Complete step by step solution:
The derivative of ${{x}^{3}}\arctan \left( 7x \right)$ is as follows:
$\dfrac{d}{dx}\left[ {{x}^{3}}\arctan \left( 7x \right) \right]$
Applying product rule: ${{\left[ u\left( x \right).v\left( x \right) \right]}^{\prime }}=u\left( x \right).{v}'\left( x \right)+v\left( x \right).{u}'\left( x \right)$ in the given function we get:
$\Rightarrow \dfrac{d}{dx}\left[ {{x}^{3}} \right]\cdot \arctan \left( 7x \right)+{{x}^{3}}\cdot \dfrac{d}{dx}\left[ \arctan \left( 7x \right) \right]...(i)$
Now to further differentiate ${{x}^{3}}$apply differentiation rule that is ${u}'\left( x \right)=n{{x}^{n-1}}$ where according to the question $n$ is equal to $3$ & $u(x)={{x}^{3}}$that is
$\Rightarrow \dfrac{d}{dx}\left[ {{x}^{3}} \right]=3{{x}^{2}}...(ii)$
and to differentiate $\arctan (7x)$ apply differentiation rule: ${{\left[ \arctan \left( v\left( x \right) \right) \right]}^{\prime }}=\dfrac{1}{v{{\left( x \right)}^{2}}+1}\cdot {v}'\left( x \right)$ where $v\left( x \right)=7x$ that is
$\Rightarrow \dfrac{d}{dx}\left[ \arctan \left( 7x \right) \right]=\dfrac{1}{{{\left( 7x \right)}^{2}}+1}\cdot \dfrac{d}{dx}\left[ 7x \right]...(iii)$
Now putting the values of equation $(ii)$and $(iii)$ in equation $(i)$ we get:
$\Rightarrow 3{{x}^{2}}\cdot \arctan \left( 7x \right)+{{x}^{3}}\cdot \dfrac{1}{{{\left( 7x \right)}^{2}}+1}\cdot \dfrac{d}{dx}\left[ 7x \right]...(iv)$
According to the differentiation rule that is ${u}'\left( x \right)=n{{x}^{n-1}}$ we know that derivative of $7x$ is
$\Rightarrow \dfrac{d}{dx}\left[ 7x \right]=7...(v)$
Now putting the value of equation $(v)$ in equation $(iv)$ and multiplying the terms we get:
$\Rightarrow 3{{x}^{2}}\cdot \arctan \left( 7x \right)+\dfrac{{{x}^{3}}\cdot 7\cdot 1}{{{\left( 7x \right)}^{2}}+1}$
We know that ${{7}^{2}}$ is equal to $49$. So, we can write the above equation in simpler form that is
$\Rightarrow 3{{x}^{2}}\cdot \arctan \left( 7x \right)+\dfrac{7{{x}^{3}}}{49{{x}^{2}}+1}$
$\therefore$ Derivative of ${{x}^{3}}\arctan \left( 7x \right)$ is $3{{x}^{2}}\cdot \arctan \left( 7x \right)+\dfrac{7{{x}^{3}}}{49{{x}^{2}}+1}$.

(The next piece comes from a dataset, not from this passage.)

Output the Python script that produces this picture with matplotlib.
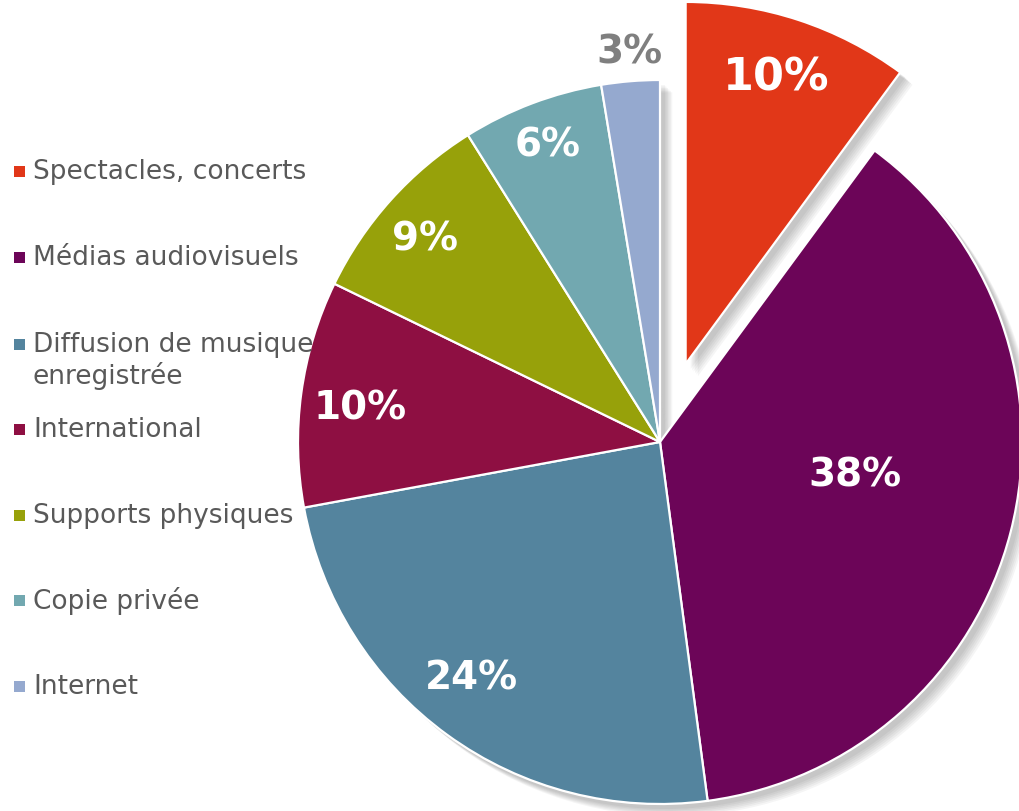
import numpy as np
import matplotlib
matplotlib.use("Agg")
import matplotlib.pyplot as plt
from matplotlib.patches import Rectangle

categories = ["Spectacles, concerts", "Médias audiovisuels", "Diffusion de musique\nenregistrée",
              "International", "Supports physiques", "Copie privée", "Internet"]
values = [10.1, 37.8, 24.2, 10.1, 8.9, 6.3, 2.6]
colors = ["#E13718", "#6C0558", "#54849E", "#8E0F42", "#97A10A", "#72A8B0", "#95A9CF"]
explode = [0.227, 0, 0, 0, 0, 0, 0]

# label placement (layout): radial distance, clockwise angular shift (deg), font size, colour
label_dist = [0.831, 0.546, 0.833, 0.834, 0.858, 0.879, 1.083]
label_shift = [-0.7, -4.8, 2.8, -1.2, -1.1, 0.1, 0.2]
label_size = [32, 28, 28, 28, 28, 28, 28]
label_color = ["white"] * 6 + ["#7F7F7F"]

W, H = 1019, 812
fig = plt.figure(figsize=(W / 100, H / 100), dpi=100)
fig.patch.set_facecolor("white")

R = 362.0
cx, cy = 660.0, H - 443.0
L = 1.3
size = 2 * L * R
ax = fig.add_axes([(cx - size / 2) / W, (cy - size / 2) / H, size / W, size / H])

# soft shadow
for k in range(1, 7):
    off = 0.004 * k
    ax.pie(values, explode=explode, startangle=90, counterclock=False, radius=1.0,
           center=(off + 0.01, -off - 0.01), colors=["#000000"] * len(values),
           wedgeprops=dict(linewidth=0, alpha=0.04))

wedges, texts, autotexts = ax.pie(
    values, explode=explode, startangle=90, counterclock=False, radius=1.0,
    colors=colors, autopct="%1.0f%%", pctdistance=0.83,
    wedgeprops=dict(edgecolor="white", linewidth=1.6),
    textprops=dict(color="white", fontweight="bold", family="DejaVu Sans"))

ax.set_xlim(-L, L)
ax.set_ylim(-L, L)
ax.set_aspect("equal")
ax.axis("off")

for w, t, d, sh, fs, col in zip(wedges, autotexts, label_dist, label_shift, label_size, label_color):
    mid = np.deg2rad((w.theta1 + w.theta2) / 2 - sh)
    c = w.center
    t.set_position((c[0] + d * np.cos(mid), c[1] + d * np.sin(mid)))
    t.set_fontsize(fs)
    t.set_color(col)

# legend (manual)
leg_y = [172, 258, 345, 430, 516, 601, 687]
for cat, col, yy in zip(categories, colors, leg_y):
    fig.patches.append(Rectangle((14 / W, (H - yy - 6) / H), 11 / W, 11 / H,
                                 transform=fig.transFigure, facecolor=col, edgecolor="none"))
    lines = cat.split("\n")
    for j, line in enumerate(lines):
        fig.text(33 / W, (H - yy - 31 * j) / H, line, fontsize=19, color="#595959",
                 va="center", ha="left")

fig.savefig("out.png", dpi=100, facecolor="white")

Note: Students can go wrong by not applying differentiation rule in the function $\arctan \left( 7x \right)$ correctly that is they write ${{\left[ \arctan \left( 7x \right) \right]}^{\prime }}=\dfrac{1}{{{\left( 7x \right)}^{2}}+1}$ and forget to multiply with the derivative of $\left( 7x \right)$ which further leads to the wrong answer whereas correct way to write is ${{\left[ \arctan \left( 7x \right) \right]}^{\prime }}=\dfrac{1}{{{\left( 7x \right)}^{2}}+1}\cdot \left( 7x \right)$. So, the key point is to know both differentiation rule: ${u}'\left( x \right)=n{{x}^{n-1}}$, ${{\left[ \arctan \left( v\left( x \right) \right) \right]}^{\prime }}=\dfrac{1}{v{{\left( x \right)}^{2}}+1}\cdot {v}'\left( x \right)$ and the product rule: ${{\left[ u\left( x \right).v\left( x \right) \right]}^{\prime }}=u\left( x \right).{v}'\left( x \right)+v\left( x \right).{u}'\left( x \right)$ right. And avoid multiplication, addition errors.